What cannot be adequately measured and empirically validated cannot be used as a training data to a deep learning model. Well, it obviously can, but it will yield as bullshit. It is this simple and this fundamental.
Here is another infallible principle (even the law of the Universe) – the non-stable environments, in which the factors keep evolving (new ones emerge, old ones disappear or diminish) cannot be properly captured using mathematics, because your function will give different results, due to the “changes within the environment”.
The same principle has been observed when imperative programs crash after some data “changed behind their backs”. Immutability (of so-called “stable intermediate forms”) is a requirement, not an academic fancy.

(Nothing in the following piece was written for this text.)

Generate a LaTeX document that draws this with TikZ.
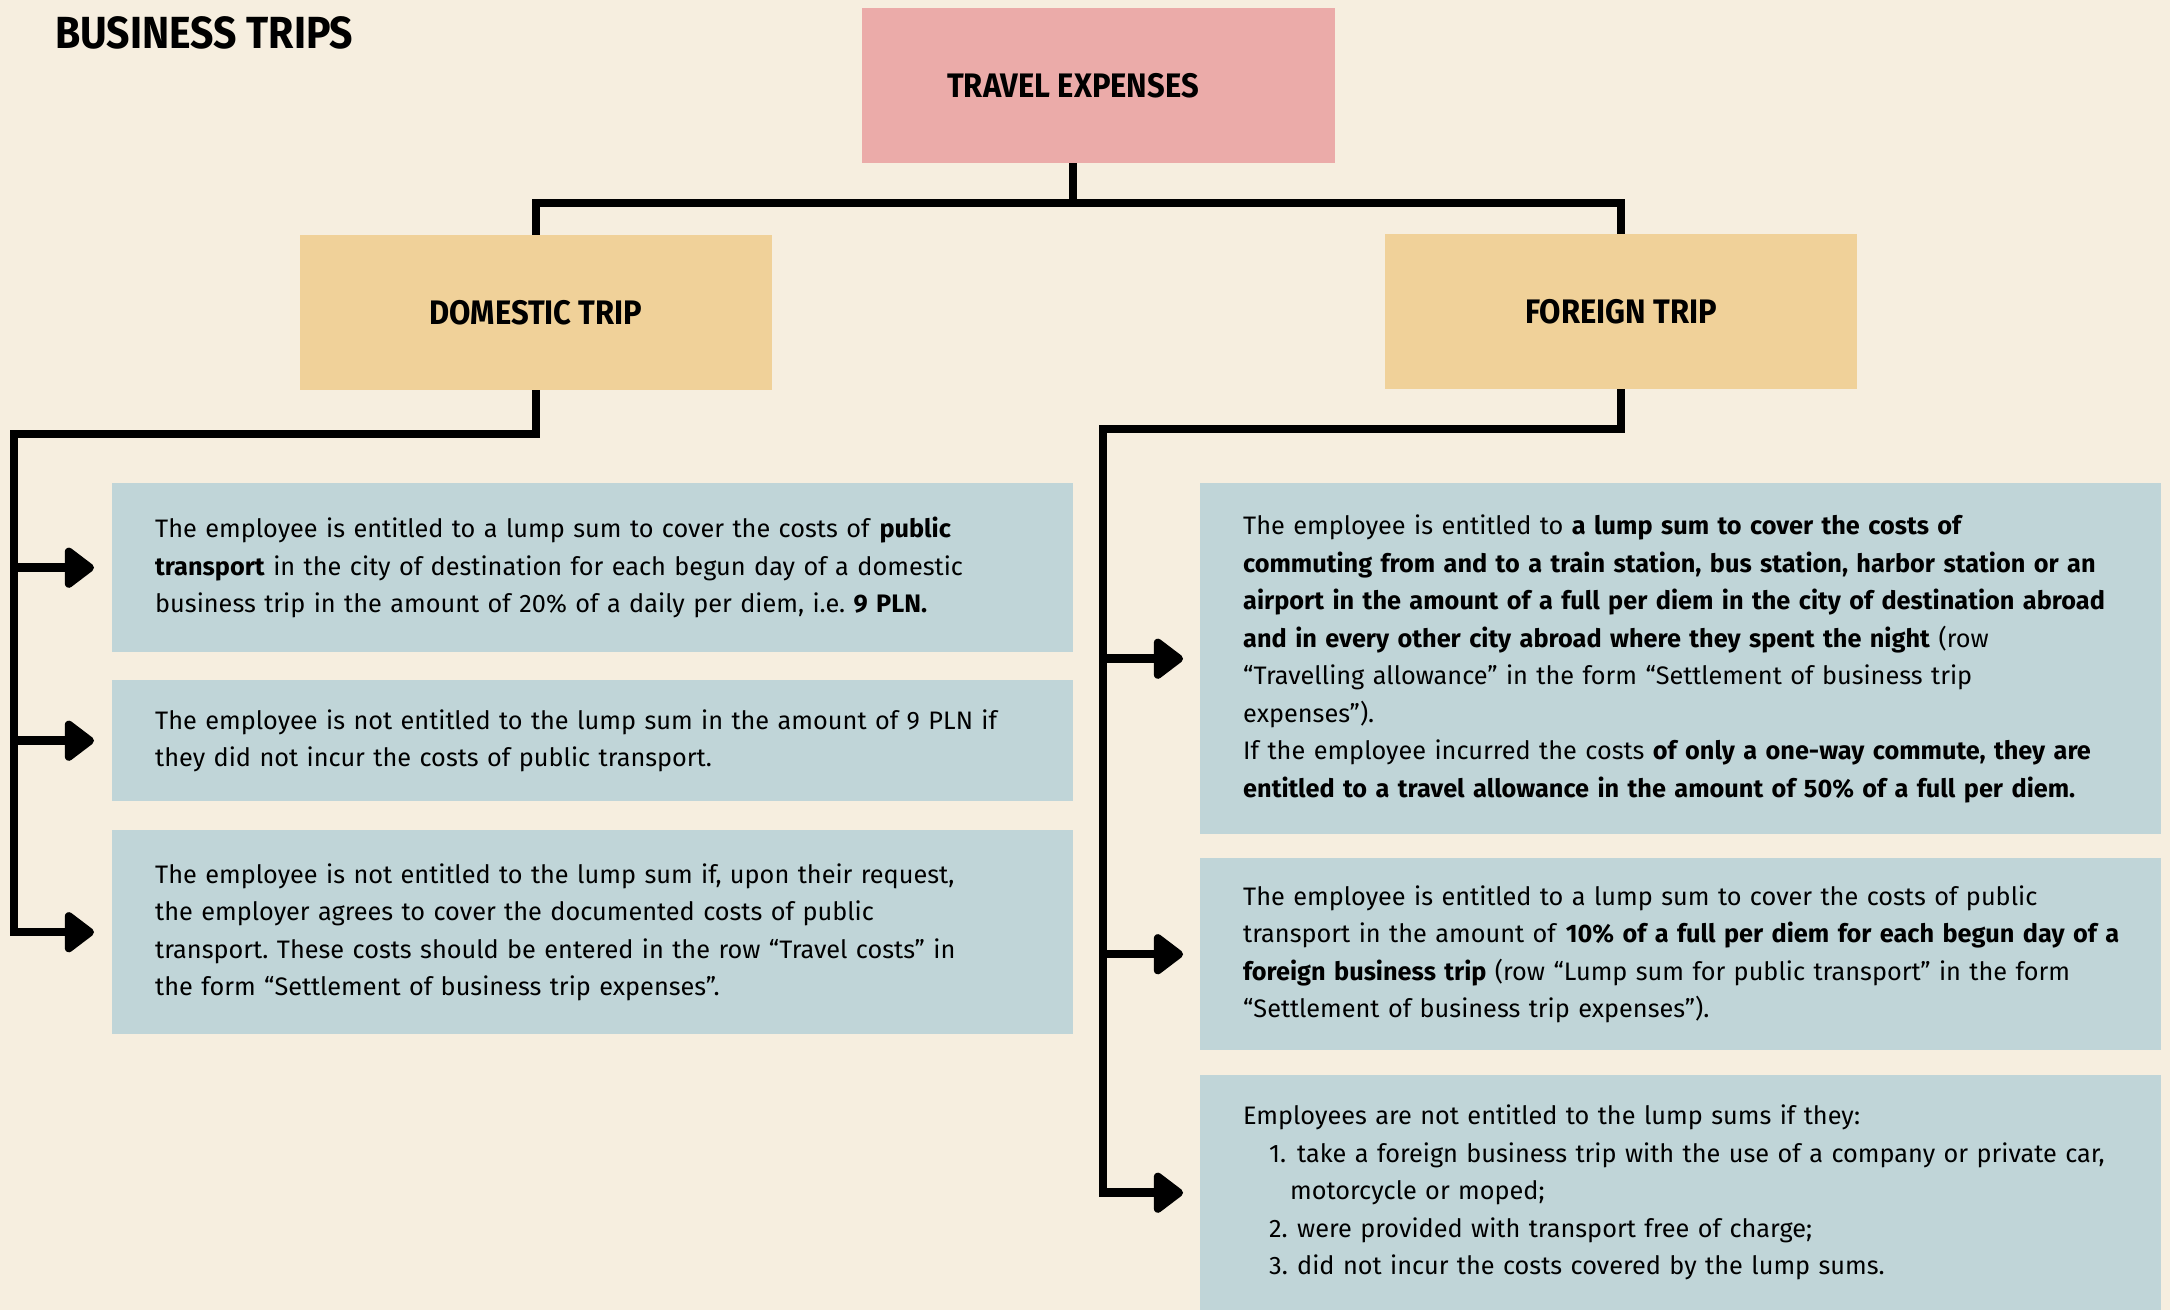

In short – the environment has to be stable-enough (for a Life to emerge and sustain itself).
The principle is this – Application of any Deep Learning techniques to bullshit will yield bullshit. Language, (unless it is a very strict mathematical formalism or a scientific discipline) captures bullshit, not even “the whole world at once” (as naive liberal arts majors would tell us).
No, all the written texts do not capture reality. It actually captures all the bullshits that a humand mind are capable of.
Last but probably the most important fact – any AI system which currently is capable of generating any code that compiles and runs never does it from the first principles (reality -> math -> abstract data types -> representation -> implementation), it just generates something that sounds like a human speech (code) – exactly what a parrot does. There is no “understanding” involved.
Just as it is with a parrot, the actual understanding is at another level, many layers of abstractions away from the soundwaves the bird emits (or the binary numbers a software+model produces). Let this fact sink in.